Asked how much longer that growth might last, speakers at an economic outlook forum in Richmond on Thursday couldn’t find many reasons for worry.

“The bottom line is, the economy has been performing well” and the economic indicators show more of that going forward, said Ray Owens, senior economist and policy advisor for the Federal Reserve Bank of Richmond.

Owens was one of four speakers on a panel at the “State of the Economy vs. the State of the Union” forum held by the local chapter of the Institute of Real Estate Management. Nearly 200 people attended.

The panel discussion at The Jefferson Hotel in Richmond was moderated by Richmond Times-Dispatch Business Editor Gregory J. Gilligan, who asked the panelists, using a baseball analogy, what inning the current economic cycle is in.

Don Wilkerson, the IREM’s 2019 president and the CEO of Reno, Nev.-based Gaston and Wilkerson Management Group, guessed the top of the fifth inning.

“If we are headed in the next year or so for a little downturn, I don’t think it is going to be some major crash,” he said. “I think maybe a softer landing.”

Richmond Mayor Levar Stoney added an upbeat outlook for the local economy, noting that there are now at least five construction cranes showing in the Richmond skyline as hundreds of millions of dollars in investments are being made in the city.

He touted recent economic development announcements such as online retail giant Amazon’s announcement in July that it will open a large distribution center along Interstate 95 in South Richmond, creating 150 jobs.

“I can’t tell you what inning we are in, I just want to be able to keep on playing,” Stoney said. “I want the game to keep on going.”

Jane DuFrane, Richmond division vice president for real estate investment trust Highwoods Properties, said the local real estate market remains strong across multiple categories, including retail and industrial. In the housing market, demand is outstripping supply and pushing up prices.

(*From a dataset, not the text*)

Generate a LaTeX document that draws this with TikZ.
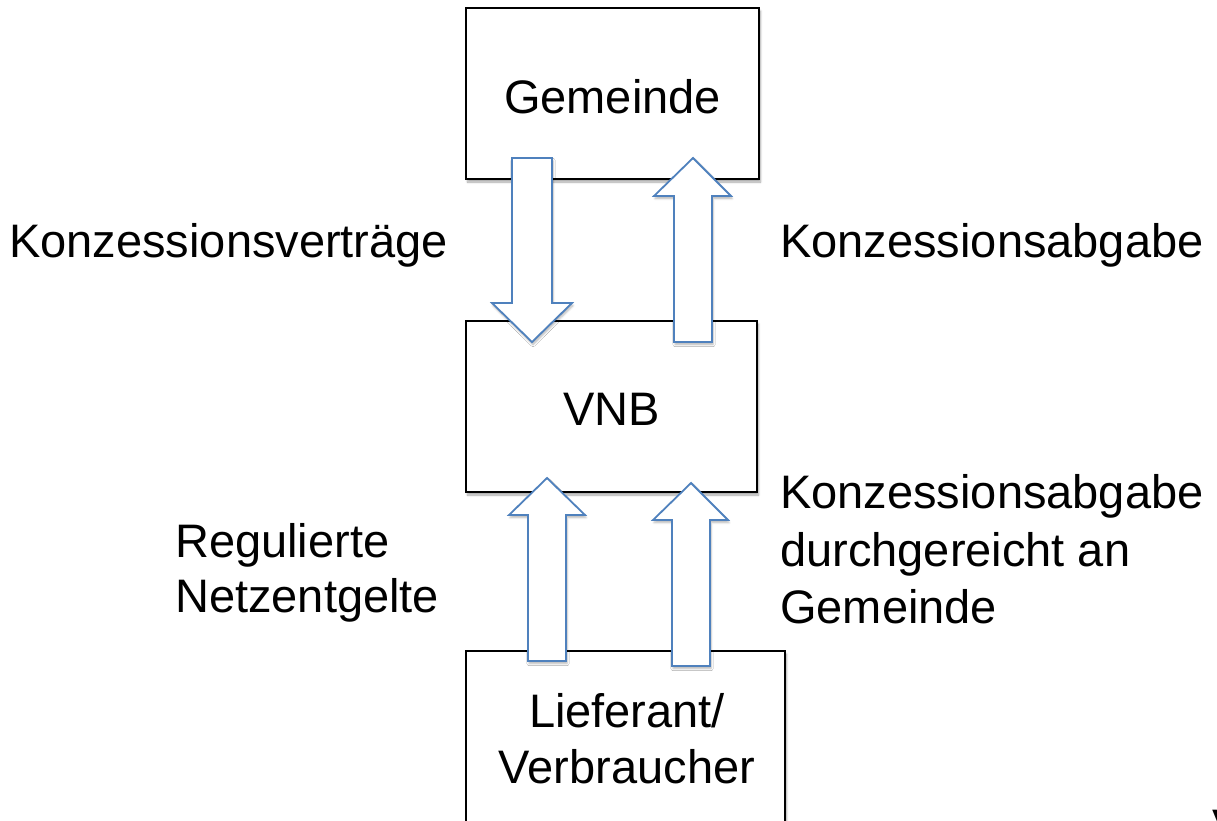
\documentclass[tikz,border=0pt]{standalone}
\usepackage{fontspec}
\setmainfont{Liberation Sans}
\usetikzlibrary{shadows.blur}
\definecolor{arrowblue}{RGB}{79,129,189}
\begin{document}
\begin{tikzpicture}[x=1pt,y=-1pt,
  box/.style={draw=black,line width=1.6pt,fill=white,
    blur shadow={shadow xshift=1.5pt,shadow yshift=-3pt,shadow blur steps=6,shadow opacity=35}},
  blockarrow/.style={draw=arrowblue,line width=1.8pt,fill=white,line join=miter,
    blur shadow={shadow xshift=1pt,shadow yshift=-2.5pt,shadow blur steps=5,shadow opacity=30}},
  txt/.style={font=\fontsize{47}{57}\selectfont,inner sep=0pt,anchor=base},
  lbl/.style={font=\fontsize{47}{57}\selectfont,inner sep=0pt,anchor=base west}]
\useasboundingbox (0,0) rectangle (1217,820);
% boxes
\path[box] (466,8) rectangle (759,179);
\path[box] (466,321) rectangle (757,492);
\path[box] (466,651) rectangle (785,840);
\node[txt] (gemeinde) at (612.5,113) {Gemeinde};
\node[txt] (vnb) at (611.5,425) {VNB};
\node[txt] (lief1) at (627,727) {Lieferant/};
\node[txt] (lief2) at (627,783) {Verbraucher};
% block arrows
\path[blockarrow] (512,158) -- (552,158) -- (552,303) -- (572,303) -- (532,342) -- (492,303) -- (512,303) -- cycle;
\path[blockarrow] (674,342) -- (712,342) -- (712,196) -- (731,196) -- (693,158) -- (654,196) -- (674,196) -- cycle;
\path[blockarrow] (528,661) -- (566,661) -- (566,515) -- (585,515) -- (547,478) -- (509,515) -- (528,515) -- cycle;
\path[blockarrow] (672,666) -- (710,666) -- (710,520) -- (728,520) -- (691,483) -- (653,520) -- (672,520) -- cycle;
% labels
\node[lbl] (kv) at (9,257) {Konzessionsverträge};
\node[lbl] (ka) at (780,257) {Konzessionsabgabe};
\node[lbl] (reg1) at (175,557) {Regulierte};
\node[lbl] (reg2) at (175,612) {Netzentgelte};
\node[lbl] (kd1) at (780,508) {Konzessionsabgabe};
\node[lbl] (kd2) at (780,566) {durchgereicht an};
\node[lbl] (kd3) at (780,623) {Gemeinde};
\node[lbl] (v) at (1212,842) {V};
\end{tikzpicture}
\end{document}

“The deal flow is stronger than ever, and I don’t know that anything other than a shock to the global economy would do anything to change that,” DuFrane said.

Recessions are often triggered by economic shocks, which are unpredictable, Owens said. Potential problems that could shock the U.S. economy include a slowing global economy and the ongoing trade war with China.

Owens noted that the U.S. economy has been adding about 200,000 net new jobs a month for about 10 years, a “tremendous” growth rate.

“We are growing jobs faster than we are growing workers,” he said, adding that one of the main problems that employers have is finding enough skilled workers.

Consumer confidence and household spending also remain healthy, he said.

“This is a game that could go into extra innings,” he said.